The same will probably go for Chianti Classico riservas, which are normally limited in quantity because they too are made from selected grapes. Paola Gloder of the Brunello estate Poggio Antico says she’s convinced that most producers will reserve more of their Sangiovese for Brunello di Montalcino than the younger, easier-drinking Rosso di Montalcino. “It’s really a vintage which is worth aging the wines for Brunello and Brunello riservas.” Brunellos from the 1997 vintage will be on the market in 2001, the riservas a year later.

Lorenza Sebasti at Castello di Ama, in the Chianti Classico area, is reserving judgment. “For sure, the grapes are very ripe and, as the quantity is small, we have a great concentration in the wines. But if hot temperatures were enough, all you would have to do to make great wines is move to the south of Europe.”
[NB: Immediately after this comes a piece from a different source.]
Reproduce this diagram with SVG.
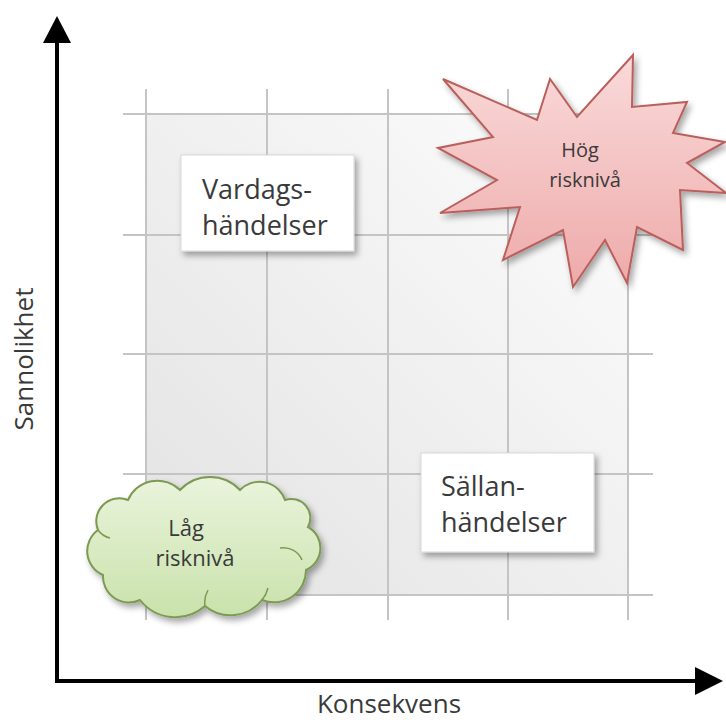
<svg xmlns="http://www.w3.org/2000/svg" width="726" height="722" viewBox="0 0 726 722">
<defs>
<style>
.grid{stroke:#c4c4c4;stroke-width:2;fill:none}
.axis{stroke:#000;stroke-width:4;fill:none}
.lbl{font-family:"Open Sans","Liberation Sans",sans-serif;fill:#3a3a3a}
.box{fill:#fff;stroke:#d8d8d8;stroke-width:1}
</style>
<linearGradient id="bg" x1="0" y1="1" x2="1" y2="0">
<stop offset="0" stop-color="#e2e2e2"/>
<stop offset="1" stop-color="#fdfdfd"/>
</linearGradient>
<linearGradient id="pink" x1="0" y1="0" x2="0" y2="1">
<stop offset="0" stop-color="#fadada"/>
<stop offset="1" stop-color="#eeaaaa"/>
</linearGradient>
<linearGradient id="green" x1="0" y1="0" x2="0" y2="1">
<stop offset="0" stop-color="#eaf4dc"/>
<stop offset="1" stop-color="#c9e2ab"/>
</linearGradient>
<filter id="sh" x="-20%" y="-20%" width="150%" height="150%">
<feDropShadow dx="3" dy="4" stdDeviation="3" flood-color="#000" flood-opacity="0.35"/>
</filter>
</defs>

<g id="grid-bg">
<rect x="146" y="114" width="482" height="481" fill="url(#bg)"/>
</g>
<g id="grid" class="grid">
<line x1="146" y1="89" x2="146" y2="620"/>
<line x1="267" y1="89" x2="267" y2="620"/>
<line x1="388" y1="89" x2="388" y2="620"/>
<line x1="508" y1="89" x2="508" y2="620"/>
<line x1="628" y1="89" x2="628" y2="620"/>
<line x1="123" y1="114" x2="653" y2="114"/>
<line x1="123" y1="235" x2="653" y2="235"/>
<line x1="123" y1="354" x2="653" y2="354"/>
<line x1="123" y1="474" x2="653" y2="474"/>
<line x1="123" y1="595" x2="653" y2="595"/>
</g>

<g id="connectors">
<line class="axis" x1="57" y1="683" x2="57" y2="40"/>
<polygon points="57,16 43,43 71,43" fill="#000"/>
<line class="axis" x1="55" y1="681" x2="698" y2="681"/>
<polygon points="723,681 695,667 695,695" fill="#000"/>
</g>

<g id="axis-y-label">
<text class="lbl" font-size="26" text-anchor="middle" transform="translate(33,359) rotate(-90)">Sannolikhet</text>
</g>
<g id="axis-x-label">
<text class="lbl" font-size="26" x="389" y="713" text-anchor="middle">Konsekvens</text>
</g>

<g id="vardags">
<rect class="box" x="181" y="155" width="173" height="96" filter="url(#sh)"/>
<text class="lbl" font-size="27" x="202" y="199">Vardags-</text>
<text class="lbl" font-size="27" x="202" y="235">händelser</text>
</g>

<g id="sallan">
<rect class="box" x="421" y="453" width="173" height="99" filter="url(#sh)"/>
<text class="lbl" font-size="27" x="441" y="496">Sällan-</text>
<text class="lbl" font-size="27" x="441" y="532">händelser</text>
</g>

<g id="hog">
<polygon points="443,79 537,120 550,79 577,117 633,55 632,107 687,102 673,133 725,142 687,163 726,193 680,190 683,250 637,227 627,283 605,240 573,287 563,230 503,260 520,207 440,213 497,180 438,148 493,137" fill="url(#pink)" stroke="#b9605c" stroke-width="2" stroke-linejoin="miter" filter="url(#sh)"/>
<text class="lbl" font-size="20" x="580" y="157" text-anchor="middle">Hög</text>
<text class="lbl" font-size="20" x="585" y="187" text-anchor="middle">risknivå</text>
</g>

<g id="lag">
<path d="M98 530 A23 23 0 0 1 128 500 A32 32 0 0 1 180 490 A41 41 0 0 1 240 490 A27 27 0 0 1 285 500 A19 19 0 0 1 308 527 A24 24 0 0 1 306 570 A32 32 0 0 1 262 600 A40 40 0 0 1 205 606 A45 45 0 0 1 140 600 A26 26 0 0 1 103 575 A26 26 0 0 1 98 530 Z" fill="url(#green)" stroke="#7b9a52" stroke-width="2" filter="url(#sh)"/>
<path d="M280 548 A20 20 0 0 1 302 560 M205 606 A25 25 0 0 1 208 590 M98 530 A20 20 0 0 0 110 538 M262 600 A30 30 0 0 0 268 588" fill="none" stroke="#7b9a52" stroke-width="1.5"/>
<text class="lbl" font-size="22" x="186" y="536" text-anchor="middle">Låg</text>
<text class="lbl" font-size="22" x="195" y="566" text-anchor="middle">risknivå</text>
</g>
</svg>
She’s going to be looking at the wines very carefully. “What’s important is the balance in growing throughout the year. If the vine is pushed very strongly, and grows in one month, it’s very different than if it takes five months. We must respect the entire year of growing. It’s the quality of rain, the quality of growing that occurs throughout the year that’s really important.”

“We can follow with the computer how much rain, how much sun, how much sugar, but in the end, the taste of the wine is what’s important.”